Analysis

How China Stopped Rising Peacefully

Several incidents in recent months cast doubt upon China’s self proclaimed “peaceful rise” on the world stage.

Since Deng Xiaoping opened up China and initiated an era of unprecedented economic growth, the country was always supposed to be pursuing a “peaceful rise” on the world stage. Several recent incidents, from skirmishes in the South China Sea to China’s stubborn refusal to appreciate its currency, cast doubt upon the Middle Kingdom’s peaceful intentions however.

Conflict has been brewing in the South China Sea recently where China’s revisionist stance on maritime borders has frustrated Southeast Asian neighbors and the United States alike. This body of water, through which passes a third of all commercial maritime traffic worldwide and half of the hydrocarbons destined for Japan, the Korean Peninsula and northeast China, is of great strategic importance to the Chinese but similarly vital to the continental Asian countries as Thailand and Vietnam as well as Indonesia.

Little wonder that the ASEAN member states, the Philippines in particular, have urged America to intervene. American secretary of state Hillary Clinton, visiting the region in July, thus declared the disputes in Southeast Asia of “national interest” to the United States. That statement prompted a fierce response from Beijing where the foreign minister accused Clinton of “attacking China.” He added, “China is a big country and other countries are small countries and that is just a fact.”

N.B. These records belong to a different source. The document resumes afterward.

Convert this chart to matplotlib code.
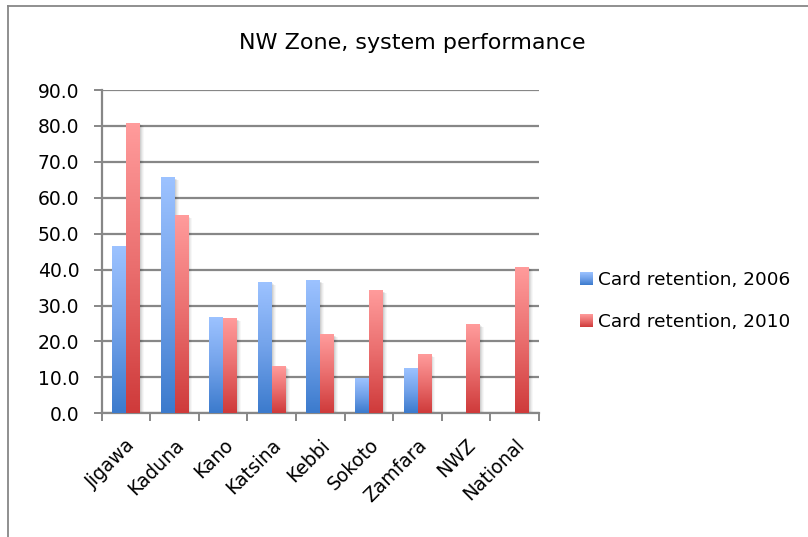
import numpy as np
import matplotlib
matplotlib.use("Agg")
import matplotlib.pyplot as plt
from matplotlib.colors import LinearSegmentedColormap
from matplotlib.legend_handler import HandlerBase
from matplotlib.image import BboxImage
from matplotlib.transforms import Bbox, TransformedBbox, ScaledTranslation
from matplotlib.lines import Line2D
from matplotlib.patches import Rectangle

### Data ###
states = ["Jigawa", "Kaduna", "Kano", "Katsina", "Kebbi",
          "Sokoto", "Zamfara", "NWZ", "National"]
ret_2006 = [46.3, 65.5, 26.5, 36.3, 36.8, 9.5, 12.3, np.nan, np.nan]
ret_2010 = [80.6, 54.9, 26.2, 12.9, 21.8, 34.0, 16.2, 24.6, 40.5]
yticks = np.arange(0, 91, 10)

### Styles ###
plt.rcParams['font.family'] = ['DejaVu Sans']
cmap_blue = LinearSegmentedColormap.from_list("b", ["#3c7bcd", "#72a2ea", "#9cc2ff"])
cmap_red = LinearSegmentedColormap.from_list("r", ["#cf3b3b", "#ea6e6e", "#ff9b9b"])
grid_col = "#878787"
grad = np.linspace(0, 1, 64).reshape(-1, 1)


class GradHandler(HandlerBase):
    def __init__(self, cmap):
        super().__init__()
        self.cmap = cmap

    def create_artists(self, legend, orig, xd, yd, w, h, fontsize, trans):
        bb = TransformedBbox(Bbox.from_bounds(-xd, -yd, w, h), trans)
        img = BboxImage(bb, cmap=self.cmap, interpolation="bilinear", origin="lower")
        img.set_data(grad)
        return [img]


fig = plt.figure(figsize=(8.08, 5.37), dpi=100)
W, H = 808, 537
ax = fig.add_axes([101.7 / W, 1 - 413.3 / H, (539 - 101.7) / W, (413.3 - 90) / H])

x = np.arange(len(states))
w = 1 / 3.5
px = 9 / 437.0  # one pixel in x data units

for vals, off, cm in [(ret_2006, -w / 2, cmap_blue), (ret_2010, w / 2, cmap_red)]:
    for xi, v in zip(x, vals):
        if np.isnan(v):
            continue
        x0 = xi + off - w / 2
        # soft shadow on the right
        for k, a in [(4, 0.03), (3, 0.04), (2, 0.06), (1, 0.07)]:
            ax.add_patch(Rectangle((x0 + k * px, 0), w, v - k * 0.15,
                                   facecolor="black", alpha=a, lw=0, zorder=2))
        ax.imshow(grad, cmap=cm, origin="lower", aspect="auto",
                  extent=[x0, x0 + w, 0, v], interpolation="bilinear", zorder=3)

ax.set_xlim(-0.5, len(states) - 0.5)
ax.set_ylim(0, 90)

# gridlines
ax.set_yticks(yticks)
ax.set_yticklabels([f"{t:.1f}" for t in yticks], fontsize=13.5)
ax.yaxis.grid(True, color=grid_col, lw=1.6, zorder=1)
ax.set_axisbelow(True)
ax.tick_params(axis="y", length=6, width=1.4, color=grid_col, pad=10)

ax.set_xticks(x)
ax.set_xticklabels(states, rotation=45, ha="right", rotation_mode="anchor", fontsize=13.5)
for lbl in ax.get_xticklabels():
    lbl.set_transform(lbl.get_transform() + ScaledTranslation(-0.03, -0.03, fig.dpi_scale_trans))
ax.set_xticks(np.arange(-0.5, len(states)), minor=True)
ax.tick_params(axis="x", which="major", length=0, pad=16)
ax.tick_params(axis="x", which="minor", length=6, width=1.4, color=grid_col)

for s in ["top", "right"]:
    ax.spines[s].set_visible(False)
ax.spines["left"].set_color(grid_col)
ax.spines["left"].set_linewidth(1.6)
ax.spines["bottom"].set_color(grid_col)
ax.spines["bottom"].set_linewidth(1.6)

fig.text(412.5 / W, 1 - 43 / H, "NW Zone, system performance",
         ha="center", va="center", fontsize=16)

handles = [Rectangle((0, 0), 1, 1), Rectangle((0, 0), 1, 1)]
fig.legend(handles, ["Card retention, 2006", "Card retention, 2010"],
           handler_map={handles[0]: GradHandler(cmap_blue), handles[1]: GradHandler(cmap_red)},
           loc="center left", bbox_to_anchor=(580 / W, 1 - 301 / H),
           frameon=False, fontsize=13.3, borderpad=0, borderaxespad=0,
           handlelength=0.7, handleheight=0.7, handletextpad=0.25, labelspacing=1.27)

# chart border
fig.add_artist(Line2D([7.5 / W, 1], [1 - 5.5 / H, 1 - 5.5 / H], color=grid_col, lw=1.3))
fig.add_artist(Line2D([7.5 / W, 7.5 / W], [0, 1 - 5.5 / H], color=grid_col, lw=1.3))

fig.savefig("out.png", dpi=100)
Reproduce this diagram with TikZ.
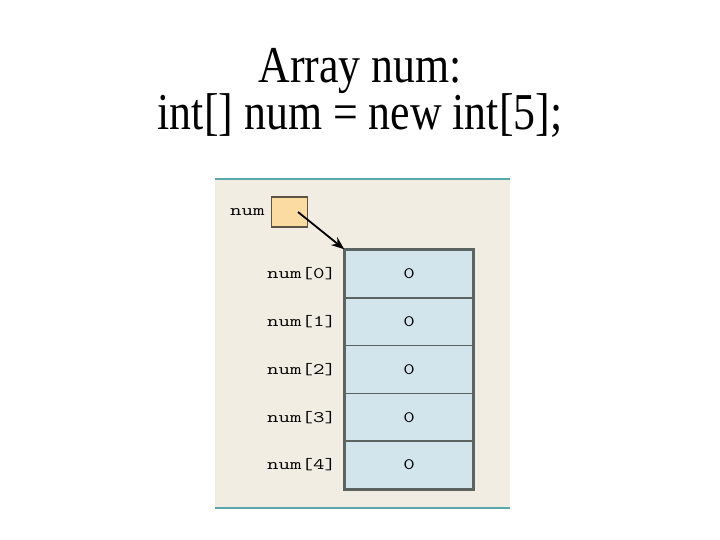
\documentclass[tikz,border=0pt]{standalone}
\usepackage{fontspec,graphicx}
\setmainfont{Liberation Serif}
\usetikzlibrary{arrows.meta}
\definecolor{panelbg}{HTML}{F1EDE2}
\definecolor{rule}{HTML}{5AA8AC}
\definecolor{reffill}{HTML}{FBDBA2}
\definecolor{refdraw}{HTML}{5E5444}
\definecolor{cellfill}{HTML}{D3E5EC}
\definecolor{celldraw}{HTML}{5C6462}
\newcommand\tallT[1]{\scalebox{1}[1.18]{#1}}
\newcommand\wideM[1]{\scalebox{1.4}[1]{\ttfamily #1}}
\tikzset{
  titletext/.style={anchor=base,font=\fontsize{44}{44}\selectfont,inner sep=0pt},
  idxlabel/.style={font=\fontsize{16}{16}\selectfont,text=black,inner sep=0pt,label distance=8bp},
  cellbox/.style={draw=celldraw,line width=1.5bp,fill=cellfill,minimum width=128bp,minimum height=47.8bp,inner sep=0pt,font=\fontsize{16}{16}\selectfont},
  refbox/.style={draw=refdraw,line width=1.5bp,fill=reffill,minimum width=36bp,minimum height=30bp,inner sep=0pt}
}
\begin{document}
\begin{tikzpicture}[x=1bp,y=-1bp]
		\useasboundingbox (0,0) rectangle (720,540);
		\node[titletext] (t1) at (360,83) {\tallT{Array num:}};
		\node[titletext] (t2) at (360,130) {\tallT{int[] num = new int[5];}};
		\fill[panelbg] (215,179) rectangle (510,508);
		\draw[rule,line width=1.2bp] (215,179) -- (510,179);
		\draw[rule,line width=2.6bp] (215,508) -- (510,508);
		\node[refbox,label={[idxlabel,label distance=6bp]left:\wideM{num}}] (num) at (289.5,212) {};
		\coordinate (tail) at (298,212);
		\node[cellbox,label={[idxlabel]left:\wideM{num[0]}}] (c0) at (409,273.9) {\wideM{0}};
		\node[cellbox,label={[idxlabel]left:\wideM{num[1]}}] (c1) at (409,321.7) {\wideM{0}};
		\node[cellbox,label={[idxlabel]left:\wideM{num[2]}}] (c2) at (409,369.5) {\wideM{0}};
		\node[cellbox,label={[idxlabel]left:\wideM{num[3]}}] (c3) at (409,417.3) {\wideM{0}};
		\node[cellbox,label={[idxlabel]left:\wideM{num[4]}}] (c4) at (409,465.1) {\wideM{0}};
		\draw[celldraw,line width=2.2bp] (c0.north west) rectangle (c4.south east);
		\draw[line width=1.8bp,-{Stealth[length=13bp,width=10bp]}] (tail) to (c0.north west);
	\end{tikzpicture}
\end{document}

Incidents and statements like these only intensify the level of Sinophobia exhibited in military and policy making circles in Washington DC where the anything but imminent end of American ascendancy has politicians worried already. Sino-Indian rivalry is also heating up while just last month, Beijing managed to bully and coerce the Japanese into circumventing legal process after a Chinese fishing trawler rammed a Japanese vessel in disputed waters. Even if Tokyo appeared willing to submit to its neighbor’s demands, China canceled diplomatic meetings, cut off the export of rare earth materials upon which Japanese industry depend and demanded a formal apology from the Japanese government.

The American policy of “strategic assurance” toward China obviously hasn’t been working. China doesn’t intend to claim world hegemony nor challenge American superpower — its strategy is grounded in upholding national security and unity to ensure what Beijing mandarins like to call “national development” — but China does believe that it enjoys a natural leadership position in East Asia and is now willing to assert it, with force if need be.

Once it becomes clear that the United States cannot credibly defend Taiwan, Robert Kaplan predicts that “China will be able to redirect its naval energies beyond the first island chain in the Pacific (from Japan south to Australia) to the second island chain (Guam and the Northern Mariana Islands) and in the opposite direction, to the Indian Ocean.” To wit, China is building a blue water navy — one that is still far behind the US in terms of sheer force — and helping to fund and construct ports in Burma, Sri Lanka, Bangladesh and Pakistan. Indeed, across the Indian Ocean region and the Pacific, China is laying a string of pearls to protect its interests.

China overplayed its hand with regard to the South China Sea dispute and Japan in recent months which will likely temper its ambitions for a while but nonetheless, the West will have to learn to cope with a more independent minded China in the years to come; a China that will not necessarily submit to the American world order of the past half century. That is not to say that China is an enemy. But it is a great power and has to be treated as such.